Localization of nuclear antigens during preparation of nuclear matrices in situ.


Nuclear matrix structure closely resembles the organization of nonchromatin components of nuclei in situ. However, reports on the extent to which nuclear components are reorganized during matrix isolation have produced conflicting results, and the reality of an in situ nuclear matrix is still in question. We have prepared nuclear matrices by processing cells still attached to the growth substrate through the extraction steps, thus avoiding mechanical disruption due to homogenization and centrifugation. Furthermore, the extensive residual cytoskeleton seems to keep the residual nuclei "stretched out" so that they retain many features of intact nuclei. Indirect immunofluorescence staining was used to compare the distribution of nuclear antigens in intact nuclei with their organization in nuclear matrices, as well as at each stage of nuclear matrix preparation.
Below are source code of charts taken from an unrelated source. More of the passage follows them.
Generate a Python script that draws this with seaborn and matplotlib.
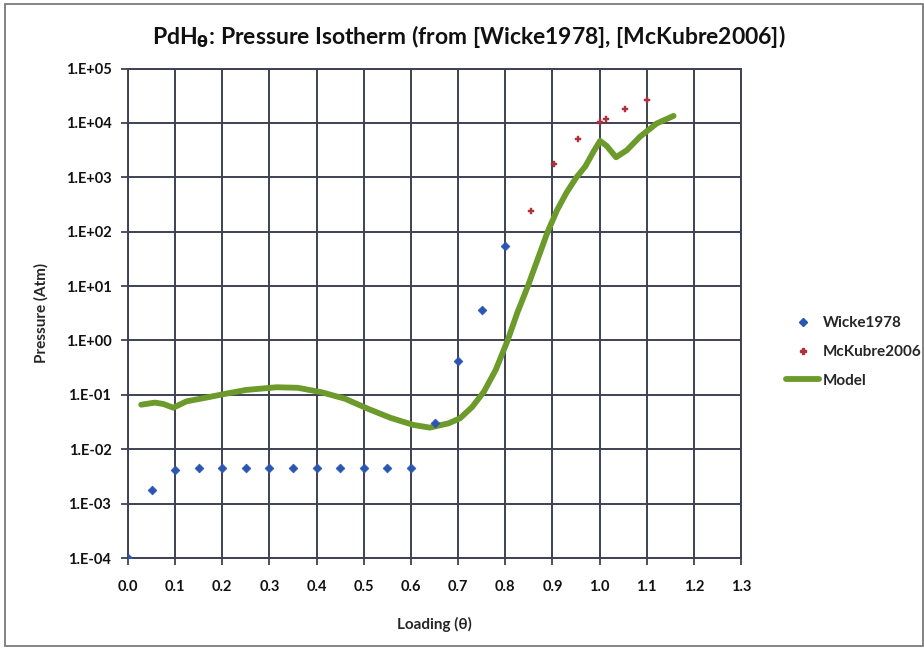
import numpy as np
import pandas as pd
import matplotlib
matplotlib.use("Agg")
import matplotlib.pyplot as plt
import matplotlib.ticker as mticker
from matplotlib.lines import Line2D
from matplotlib.patches import Rectangle
import seaborn as sns

# Wicke 1978 measurements
wicke_theta = [0.0, 0.05, 0.10, 0.15, 0.20, 0.25, 0.30, 0.35, 0.40, 0.45, 0.50,
               0.55, 0.60, 0.65, 0.70, 0.75, 0.80]
wicke_p = [1.0e-4, 1.8e-3, 4.2e-3, 4.6e-3, 4.6e-3, 4.6e-3, 4.6e-3, 4.6e-3, 4.6e-3,
           4.6e-3, 4.6e-3, 4.6e-3, 4.6e-3, 3.1e-2, 0.42, 3.6, 55.0]

# McKubre 2006 measurements
mckubre_theta = [0.854, 0.904, 0.955, 1.002, 1.014, 1.053, 1.100]
mckubre_p = [242.0, 1750.0, 4990.0, 1.04e4, 1.16e4, 1.78e4, 2.6e4]

# Model isotherm
model_theta = [0.028, 0.057, 0.075, 0.096, 0.124, 0.16, 0.20, 0.25, 0.315, 0.36,
               0.41, 0.46, 0.51, 0.556, 0.605, 0.64, 0.68, 0.704, 0.73, 0.755,
               0.78, 0.805, 0.826, 0.848, 0.869, 0.89, 0.91, 0.93, 0.951, 0.97,
               0.987, 1.001, 1.015, 1.035, 1.058, 1.086, 1.121, 1.157]
model_p = [0.066, 0.072, 0.068, 0.058, 0.076, 0.087, 0.102, 0.123, 0.138, 0.135,
           0.112, 0.085, 0.055, 0.038, 0.028, 0.025, 0.030, 0.037, 0.060, 0.115,
           0.29, 1.0, 3.3, 10.0, 31.6, 100.0, 250.0, 525.0, 1000.0, 1600.0,
           2950.0, 4680.0, 3800.0, 2340.0, 3160.0, 5620.0, 9770.0, 13500.0]

x_ticks = [round(0.1 * i, 1) for i in range(14)]
y_ticks = [10.0 ** e for e in range(-4, 6)]

sns.set_theme(style="white")
plt.rcParams["font.family"] = ["Lato", "DejaVu Sans"]

fig = plt.figure(figsize=(9.24, 6.48), dpi=100)
ax = fig.add_axes([128 / 924, 1 - 558 / 648, (741 - 128) / 924, (558 - 68.6) / 648])

wicke = pd.DataFrame({"theta": wicke_theta, "p": wicke_p})
mck = pd.DataFrame({"theta": mckubre_theta, "p": mckubre_p})
model = pd.DataFrame({"theta": model_theta, "p": model_p})

grid_c = "#3d4152"
ax.set_yscale("log")
ax.set_xlim(0, 1.3)
ax.set_ylim(1e-4, 1e5)
ax.set_xticks(x_ticks)
ax.set_yticks(y_ticks)
ax.yaxis.set_minor_locator(mticker.NullLocator())
ax.set_xticklabels([f"{t:.1f}" for t in x_ticks])
ax.yaxis.set_major_formatter(mticker.FuncFormatter(
    lambda v, _: "1.E{:+03d}".format(int(round(np.log10(v))))))
ax.grid(True, color=grid_c, lw=1.4)
ax.set_axisbelow(True)
for s in ax.spines.values():
    s.set_color(grid_c)
    s.set_linewidth(1.4)
ax.tick_params(axis="both", which="major", direction="out", length=5, width=1.3,
               color=grid_c, labelsize=10.5, labelcolor="#111111")
ax.tick_params(axis="x", pad=11)
ax.tick_params(axis="y", pad=7)
ax.xaxis.set_ticks_position("bottom")
ax.yaxis.set_ticks_position("left")
for lab in ax.get_xticklabels() + ax.get_yticklabels():
    lab.set_fontweight("bold")

sns.lineplot(data=model, x="theta", y="p", ax=ax, color="#6c9a2b", lw=4.2,
             sort=False, solid_capstyle="round", solid_joinstyle="round",
             zorder=3, legend=False)
sns.scatterplot(data=wicke, x="theta", y="p", ax=ax, marker="D", s=20,
                color="#2a55b5", edgecolor="#2a55b5", linewidth=0.5, zorder=4,
                legend=False)
sns.scatterplot(data=mck, x="theta", y="p", ax=ax, marker="P", s=20,
                color="#b0303c", edgecolor="#b0303c", linewidth=0.3, zorder=4,
                legend=False)

ax.set_xlabel("Loading (θ)", fontsize=11, fontweight="bold", labelpad=16)
ax.set_ylabel("Pressure (Atm)", fontsize=11, fontweight="bold", labelpad=12)

fig.text(0.507, 1 - 37 / 648, "PdH$_\\mathbf{θ}$: Pressure Isotherm (from [Wicke1978], [McKubre2006])",
         ha="center", va="center", fontsize=16.5, fontweight="bold", color="#111111")

handles = [
    Line2D([], [], ls="none", marker="D", ms=4.5, color="#2a55b5"),
    Line2D([], [], ls="none", marker="P", ms=4.5, color="#b0303c"),
    Line2D([], [], color="#6c9a2b", lw=4.2),
]
leg = fig.legend(handles, ["Wicke1978", "McKubre2006", "Model"],
                 loc="center left", bbox_to_anchor=(772 / 924, 1 - 352 / 648),
                 frameon=False, fontsize=11, handlelength=2.2, handletextpad=0.25,
                 labelspacing=0.95)
for t in leg.get_texts():
    t.set_fontweight("bold")

fig.patches.append(Rectangle((5 / 924, 1 - 646 / 648), 918 / 924, 642 / 648,
                             transform=fig.transFigure, fill=False,
                             edgecolor="#7a7a7a", lw=1.3))

fig.savefig("out.png", dpi=100)
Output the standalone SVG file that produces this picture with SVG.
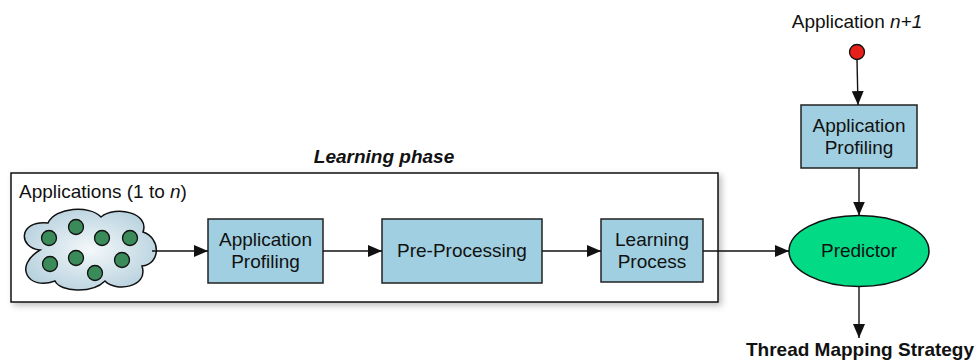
<svg xmlns="http://www.w3.org/2000/svg" width="978" height="360" viewBox="0 0 978 360">
<defs>
<style>
text{font-family:"Liberation Sans",Arial,sans-serif;font-size:19px;fill:#111}
.box{fill:#9fcfe0;stroke:#222;stroke-width:1.5}
.dot{fill:#3a8a5a;stroke:#111;stroke-width:1.3}
.conn{stroke:#111;stroke-width:1.4;fill:none;marker-end:url(#ah)}
.mid{text-anchor:middle}
</style>
<marker id="ah" markerWidth="14" markerHeight="12" viewBox="0 0 14 12" refX="14" refY="6" orient="auto" markerUnits="userSpaceOnUse">
<path d="M0,0 L14,6 L0,12 Z" fill="#111"/>
</marker>
<radialGradient id="cg" cx="0.5" cy="0.5" r="0.6">
<stop offset="0" stop-color="#f4f8fa"/>
<stop offset="1" stop-color="#b3cfdc"/>
</radialGradient>
<filter id="sh" x="-5%" y="-10%" width="110%" height="125%">
<feDropShadow dx="3" dy="3" stdDeviation="3" flood-color="#000" flood-opacity="0.25"/>
</filter>
</defs>

<g id="learning-phase">
<rect x="11" y="173" width="707" height="129" fill="#fff" stroke="#111" stroke-width="1.5" filter="url(#sh)"/>
<text x="384" y="163" class="mid" font-weight="bold" font-style="italic">Learning phase</text>
<text x="19" y="198">Applications (1 to <tspan font-style="italic">n</tspan>)</text>
</g>

<g id="applications-cloud">
<path d="M40,250 C18,248 18,220 48,223 C55,207 90,205 101,217 C116,205 150,213 143,232 C161,238 161,264 142,266 C149,288 115,292 105,281 C92,294 60,292 55,281 C28,291 13,266 40,250 Z" fill="url(#cg)" stroke="#111" stroke-width="1.5"/>
<circle class="dot" cx="49" cy="238" r="7.5"/>
<circle class="dot" cx="76" cy="227" r="7.5"/>
<circle class="dot" cx="102" cy="238" r="7.5"/>
<circle class="dot" cx="130" cy="238" r="7.5"/>
<circle class="dot" cx="50" cy="264" r="7.5"/>
<circle class="dot" cx="76" cy="258" r="7.5"/>
<circle class="dot" cx="122" cy="260" r="7.5"/>
<circle class="dot" cx="95" cy="273" r="7.5"/>
</g>

<g id="app-profiling-1">
<rect class="box" x="208" y="219" width="115" height="64"/>
<text x="265.5" y="246" class="mid">Application</text>
<text x="265.5" y="268" class="mid">Profiling</text>
</g>

<g id="pre-processing">
<rect class="box" x="382" y="219" width="160" height="64"/>
<text x="462" y="257" class="mid">Pre-Processing</text>
</g>

<g id="learning-process">
<rect class="box" x="601" y="219" width="102" height="63"/>
<text x="652" y="246" class="mid">Learning</text>
<text x="652" y="268" class="mid">Process</text>
</g>

<g id="application-n1">
<text x="857" y="28" class="mid">Application <tspan font-style="italic">n+1</tspan></text>
<circle cx="857" cy="52" r="7.5" fill="#e8201c" stroke="#111" stroke-width="1.3"/>
</g>

<g id="app-profiling-2">
<rect class="box" x="801" y="105" width="116" height="63"/>
<text x="859" y="132" class="mid">Application</text>
<text x="859" y="154" class="mid">Profiling</text>
</g>

<g id="predictor">
<ellipse cx="859" cy="251" rx="70" ry="35.5" fill="#03da86" stroke="#111" stroke-width="1.5"/>
<text x="859" y="257" class="mid">Predictor</text>
</g>

<g id="thread-mapping-strategy">
<text x="860" y="356" class="mid" font-weight="bold">Thread Mapping Strategy</text>
</g>

<g id="connectors">
<line class="conn" x1="152" y1="251" x2="208" y2="251"/>
<line class="conn" x1="323" y1="251" x2="382" y2="251"/>
<line class="conn" x1="542" y1="251" x2="601" y2="251"/>
<line class="conn" x1="703" y1="251" x2="789" y2="251"/>
<line class="conn" x1="857" y1="60" x2="858" y2="105"/>
<line class="conn" x1="859" y1="168" x2="859" y2="215.5"/>
<line class="conn" x1="859" y1="286.5" x2="859" y2="338"/>
</g>
</svg>
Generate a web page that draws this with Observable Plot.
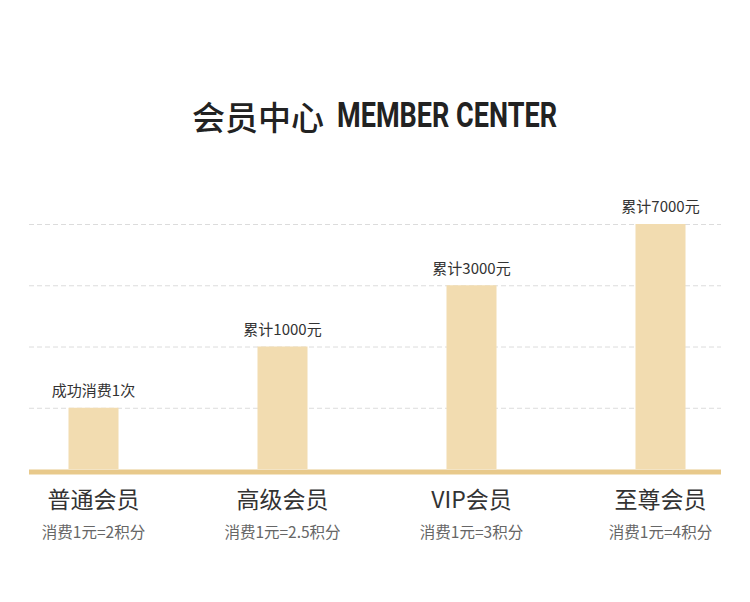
<!DOCTYPE html>
<html>
<head>
<meta charset="utf-8">
<script src="https://cdn.jsdelivr.net/npm/d3@7"></script>
<script src="https://cdn.jsdelivr.net/npm/@observablehq/plot@0.6"></script>
<style>
  html, body { margin: 0; padding: 0; background: #fff; }
  body { width: 750px; height: 602px; overflow: hidden; }
  #title { position: relative; height: 160px; color: #222; }
  #title span { position: absolute; top: 96px; line-height: 40px; white-space: nowrap; }
  #title .cn { left: 192px; font-family: "Noto Sans CJK SC", sans-serif; font-size: 33px; font-weight: 500; }
  #title .en { left: 337px; font-family: Roboto, "Liberation Sans", sans-serif; font-size: 35px; font-weight: 700; transform-origin: left center; }
  #chart svg { display: block; }
</style>
</head>
<body>
<div id="title"><span class="cn">会员中心</span><span class="en">MEMBER CENTER</span></div>
<div id="chart"></div>
<script>
const tiers = ["普通会员", "高级会员", "VIP会员", "至尊会员"];
const levels = [1, 2, 3, 4];
const thresholds = ["成功消费1次", "累计1000元", "累计3000元", "累计7000元"];
const rates = ["消费1元=2积分", "消费1元=2.5积分", "消费1元=3积分", "消费1元=4积分"];
const gridLevels = [1, 2, 3, 4];

const data = tiers.map((t, i) => ({tier: t, level: levels[i], threshold: thresholds[i], rate: rates[i]}));

// condense the latin part of the title to the reference width
const en = document.querySelector("#title .en");
const w = en.getBoundingClientRect().width;
en.style.transform = `scaleX(${220 / w})`;

const font = "'Noto Sans CJK SC', sans-serif";

const chart = Plot.plot({
  width: 750,
  height: 442,
  marginLeft: 29,
  marginRight: 29,
  marginTop: 64,
  marginBottom: 133,
  insetLeft: 63,
  insetRight: 60,
  style: {fontFamily: font, background: "#fff"},
  x: {type: "point", domain: tiers, padding: 0, axis: null},
  y: {domain: [0, 4], axis: null},
  marks: [
    Plot.ruleY(gridLevels, {stroke: "#dcdcdc", strokeWidth: 1, strokeDasharray: "5,3"}),
    Plot.ruleX(data, {x: "tier", y1: 0, y2: "level", stroke: "#f2dcb0", strokeWidth: 50}),
    Plot.ruleY([0], {stroke: "#e8c98b", strokeWidth: 5, dy: 2.5}),
    Plot.text(data, {x: "tier", y: "level", text: "threshold", dy: -17, fontSize: 15, fill: "#333"}),
    Plot.text(data, {x: "tier", y: 0, text: "tier", dy: 31, fontSize: 23, fill: "#333"}),
    Plot.text(data, {x: "tier", y: 0, text: "rate", dy: 64, fontSize: 15.5, fill: "#666"})
  ]
});
document.getElementById("chart").appendChild(chart);
</script>
</body>
</html>
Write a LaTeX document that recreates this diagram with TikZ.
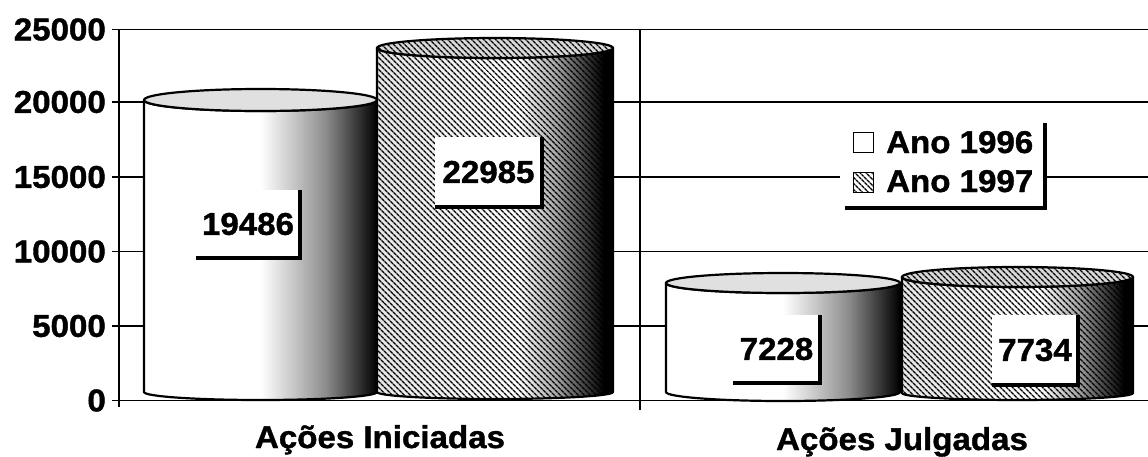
\documentclass[tikz,border=0pt]{standalone}
\usepackage{fontspec}
\newfontfamily\chartfont{Liberation Sans}[FakeStretch=1.05,FakeBold=1.2]
\usetikzlibrary{patterns.meta}
\pgfdeclarehorizontalshading{sixsix}{100bp}{color(0bp)=(white); color(25bp)=(white); color(50bp)=(white); color(57bp)=(black!22); color(64bp)=(black!45); color(69bp)=(black!70); color(73bp)=(black!90); color(75bp)=(black); color(100bp)=(black)}
\pgfdeclarehorizontalshading{sevsev}{100bp}{color(0bp)=(black!10); color(25bp)=(black!10); color(55bp)=(white); color(63bp)=(black!35); color(69bp)=(black!75); color(73bp)=(black); color(100bp)=(black)}
\tikzset{
  chart/.style={font=\chartfont\bfseries\fontsize{31.5}{34}\selectfont, inner sep=0pt},
  gridline/.style={line width=1.6pt},
  hatch/.style={pattern={Lines[angle=-45,distance=4pt,line width=1.4pt]}},
  sixbody/.style={shade, shading=sixsix, draw=black, line width=2.2pt, line join=round},
  sixtop/.style={fill=black!12, draw=black, line width=2.2pt},
  sevbody/.style={preaction={shade, shading=sevsev}, hatch, draw=black, line width=2.2pt, line join=round},
  sevtop/.style={preaction={fill=black!15}, hatch, draw=black, line width=2.2pt},
  valbox/.style={chart, fill=white},
  shadowline/.style={line width=3.5pt},
  legmark/.style={draw=black, line width=1pt, minimum size=20pt, inner sep=0pt},
}
\newcommand\drawcyl[7]{%
  \pgfmathsetmacro\cylcx{(#1+#2)/2}%
  \pgfmathsetmacro\cylrx{(#2-#1)/2}%
  \path[#7body] (#1,#3) -- (#1,#5) arc[start angle=180,end angle=0,x radius=\cylrx,y radius=#6] -- (#2,#3) arc[start angle=0,end angle=180,x radius=\cylrx,y radius=#4] -- cycle;
  \path[#7top] (\cylcx,#3) ellipse[x radius=\cylrx, y radius=#4];
}
\begin{document}
\begin{tikzpicture}[x=1pt,y=-1pt]
\useasboundingbox[fill=white] (0,0) rectangle (1148,456);
% grid lines and ticks
\foreach \yy/\lab in {29.5/25000, 102/20000, 177/15000, 251.5/10000, 326/5000, 400.5/0}{
  \draw[gridline] (112,\yy) -- (1148,\yy);
  \node[chart, anchor=east] at (106,\yy) {\lab};
}
% axes
\draw[gridline] (119,29.5) -- (119,407);
\draw[gridline] (640,29.5) -- (640,410);
% cylinders
\drawcyl{144}{377}{100}{11}{392}{8}{six}
\drawcyl{377}{613}{48}{10}{392}{7}{sev}
\drawcyl{666}{900}{283}{10}{392}{9}{six}
\drawcyl{902}{1133}{277}{10}{393}{7}{sev}
% value labels
\node[valbox, minimum width=104pt, minimum height=68pt] (v1) at (248,224) {19486};
\draw[shadowline] (v1.north east) -- (v1.south east) -- (v1.south west);
\node[valbox, minimum width=107pt, minimum height=70pt] (v2) at (488.5,172) {22985};
\draw[shadowline] (v2.north east) -- (v2.south east) -- (v2.south west);
\node[valbox, minimum width=87pt, minimum height=68pt] (v3) at (776.5,349) {7228};
\draw[shadowline] (v3.north east) -- (v3.south east) -- (v3.south west);
\node[valbox, minimum width=86pt, minimum height=70pt] (v4) at (1035,350) {7734};
\draw[shadowline] (v4.north east) -- (v4.south east) -- (v4.south west);
% legend
\node[fill=white, minimum width=205pt, minimum height=90pt, inner sep=0pt] (leg) at (942.5,163) {};
\draw[shadowline] ([yshift=-5pt]leg.north east) -- (leg.south east) -- ([xshift=5pt]leg.south west);
\node[legmark, fill=white] (m1) at (863,142) {};
\node[legmark, preaction={fill=white}, hatch] (m2) at (863,182) {};
\node[chart, anchor=base west] (l1) at (886,153) {Ano 1996};
\node[chart, anchor=base west] (l2) at (886,192) {Ano 1997};
% category labels
\node[chart, anchor=base] (c1) at (380,448) {Ações Iniciadas};
\node[chart, anchor=base] (c2) at (902,450) {Ações Julgadas};
\end{tikzpicture}
\end{document}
We have applied monoclonal antibodies P1, I1, PI1, and PI2, which had been generated against isolated matrices, as well as autoimmune sera detecting lamins, perichromin, and centromere antigens. Chromatin and RNA extraction was monitored with Hoechst 33258, ethidium bromide, and antihistone. The lamins, PI1, and, to a great extent, PI2 and centromere antigens were little affected by the extraction. The data suggest furthermore that PI1 is a fundamental nuclear matrix component and may serve in integrating peripheral and internal nuclear functions. P1 and perichromin were extensively redistributed after chromatin extraction, supporting a role for these antigens in spatial ordering of chromatin. I1 was progressively extracted at each stage of nuclear matrix preparation and was artifactually associated with matrices which had not been digested with RNase. This study demonstrates unequivocally that the organization of many nuclear matrix components in final preparations reflects their organization in situ. It does indicate, however, that some components retained in matrices are extensively redistributed during nuclear matrix preparation and that their role in nuclear organization must be evaluated in consequence.